Ashley ArmitageUntitled (2015)

There is a lot of work being made by twenty-something-ish women who draw heavily from their own experiences as women in this our fundamentally sexist culture.

I’m constantly amazed at how varied, creative and interesting the better part of it is. There’s Arvida Byström in general and her infamous VICE editorial There Will Be Blood, in particular; Prue Stent’s jaw dropping and frankly unrivaled surrealist meditations on femininity and visual representation also spring to mind.

With such work, you can’t swing a cat without hitting some codified notion of the work as a manifestation of the female gaze–the female gaze being a reaction/response/rejection of Berger’s art historical ‘male gaze’.

The first time I encountered the term it was in reference to the work of Masha Demianova. I flat out don’t think the term applies to her work in the slightest. It’s also used in reference to Petra Collins–personally, I wouldn’t deploy it in her case either; however, I am much less convinced I could argue away the assertion to the point of refuting it.

For me, if you want to talk about a female gaze, someone like Mercedes Esquivel is where you’ll find it.
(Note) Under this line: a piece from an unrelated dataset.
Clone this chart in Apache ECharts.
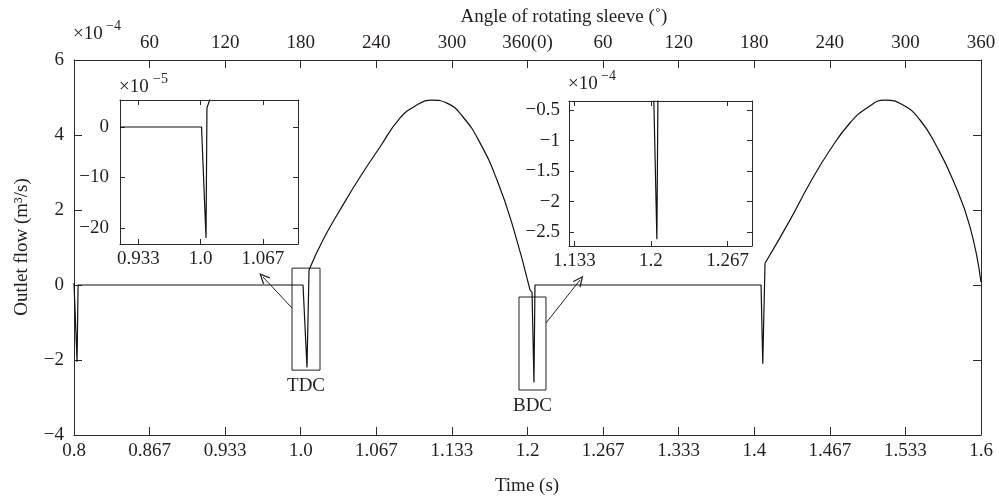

That being said: I think there’s a way in which it is befitting Armitage’s work even claiming it as a primary impetus for the work is somewhat pretentious. I think there is a way in which her photos are a sort of exercise in photography as a means of curation–since their the prism of her images pervasive themes and motifs in someone like Collins work are zoomed in upon to a microscopic level and are then subsequently replicated.

I feel as if there is a great deal of overlap with someone like Jeff Wall, for example.